** Start THE RECORDS **

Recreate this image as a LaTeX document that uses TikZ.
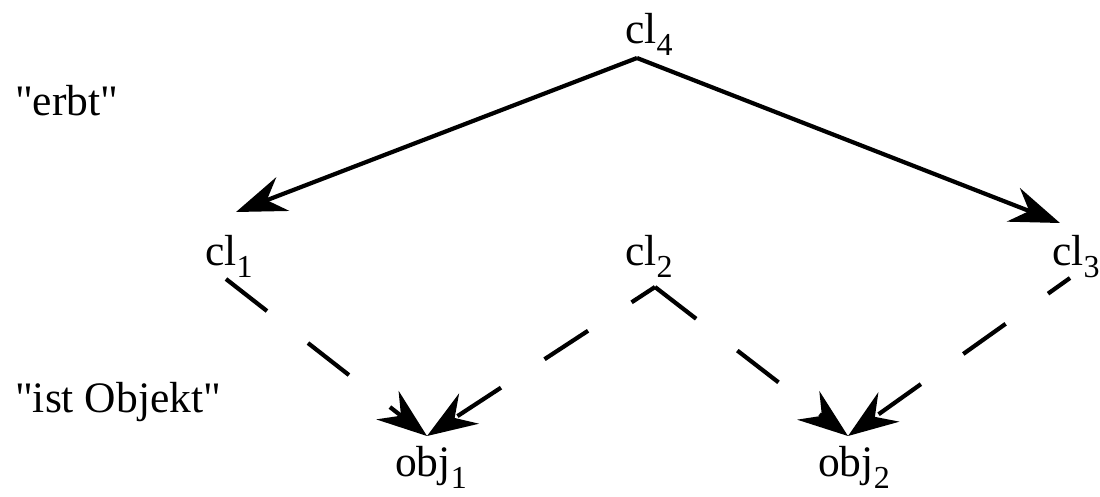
\documentclass[tikz,border=0pt]{standalone}
\usepackage{fontspec}
\newfontfamily\rmlib{Liberation Serif}
\usetikzlibrary{arrows.meta}
\newcommand{\mysub}[1]{\raisebox{-12pt}{\fontsize{32}{32}\selectfont #1}}
\begin{document}
\begin{tikzpicture}[x=1pt,y=-1pt,
  lbl/.style={anchor=base west,inner sep=0pt,font=\rmlib\fontsize{43.5}{43.5}\selectfont},
  inh/.style={line width=4.2pt,-{Stealth[length=50pt,width=36pt,inset=17pt]}},
  inst/.style={inh,dash pattern=on 52pt off 52pt}]
\useasboundingbox (0,0) rectangle (1100,496);
% labels
\node[lbl] (erbt) at (15,115) {"erbt"};
\node[lbl] (ist) at (15,412) {"ist Objekt"};
% class and object nodes
\node[lbl] (cl4) at (625,43) {cl\mysub{4}};
\node[lbl] (cl1) at (205,265) {cl\mysub{1}};
\node[lbl] (cl2) at (625,265) {cl\mysub{2}};
\node[lbl] (cl3) at (1052,265) {cl\mysub{3}};
\node[lbl] (obj1) at (395,476) {obj\mysub{1}};
\node[lbl] (obj2) at (818,476) {obj\mysub{2}};
% attachment points
\coordinate (cl4b) at (637,58);
\coordinate (cl1t) at (236,212);
\coordinate (cl3t) at (1060,223);
\coordinate (cl1b) at (226,279);
\coordinate (cl2b) at (655,287);
\coordinate (cl3b) at (1070,278);
\coordinate (obj1t) at (427,436);
\coordinate (obj2t) at (848,436);
% inheritance
\draw[inh] (cl4b) -- (cl1t);
\draw[inh] (cl4b) -- (cl3t);
% instance-of
\draw[inst] (cl1b) -- (obj1t);
\draw[inst,dash phase=24pt] (cl2b) -- (obj1t);
\draw[inst] (cl2b) -- (obj2t);
\draw[inst,dash phase=25pt] (cl3b) -- (obj2t);
\end{tikzpicture}
\end{document}
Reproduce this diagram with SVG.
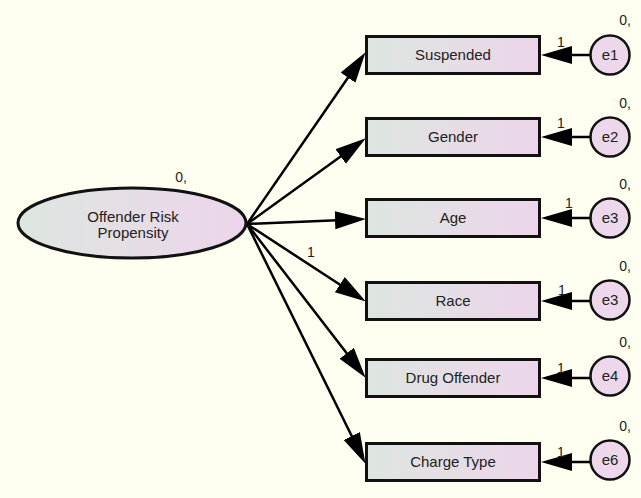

** End THE RECORDS **

## WHAT TO WORK ON
Write out the full set of lines verbatim, without the pictures.

## THE COMPLETED TASK
Recreate this image as a LaTeX document that uses TikZ.
\documentclass[tikz,border=0pt]{standalone}
\usepackage{fontspec}
\newfontfamily\rmlib{Liberation Serif}
\usetikzlibrary{arrows.meta}
\newcommand{\mysub}[1]{\raisebox{-12pt}{\fontsize{32}{32}\selectfont #1}}
\begin{document}
\begin{tikzpicture}[x=1pt,y=-1pt,
  lbl/.style={anchor=base west,inner sep=0pt,font=\rmlib\fontsize{43.5}{43.5}\selectfont},
  inh/.style={line width=4.2pt,-{Stealth[length=50pt,width=36pt,inset=17pt]}},
  inst/.style={inh,dash pattern=on 52pt off 52pt}]
\useasboundingbox (0,0) rectangle (1100,496);
% labels
\node[lbl] (erbt) at (15,115) {"erbt"};
\node[lbl] (ist) at (15,412) {"ist Objekt"};
% class and object nodes
\node[lbl] (cl4) at (625,43) {cl\mysub{4}};
\node[lbl] (cl1) at (205,265) {cl\mysub{1}};
\node[lbl] (cl2) at (625,265) {cl\mysub{2}};
\node[lbl] (cl3) at (1052,265) {cl\mysub{3}};
\node[lbl] (obj1) at (395,476) {obj\mysub{1}};
\node[lbl] (obj2) at (818,476) {obj\mysub{2}};
% attachment points
\coordinate (cl4b) at (637,58);
\coordinate (cl1t) at (236,212);
\coordinate (cl3t) at (1060,223);
\coordinate (cl1b) at (226,279);
\coordinate (cl2b) at (655,287);
\coordinate (cl3b) at (1070,278);
\coordinate (obj1t) at (427,436);
\coordinate (obj2t) at (848,436);
% inheritance
\draw[inh] (cl4b) -- (cl1t);
\draw[inh] (cl4b) -- (cl3t);
% instance-of
\draw[inst] (cl1b) -- (obj1t);
\draw[inst,dash phase=24pt] (cl2b) -- (obj1t);
\draw[inst] (cl2b) -- (obj2t);
\draw[inst,dash phase=25pt] (cl3b) -- (obj2t);
\end{tikzpicture}
\end{document}
Reproduce this diagram with SVG.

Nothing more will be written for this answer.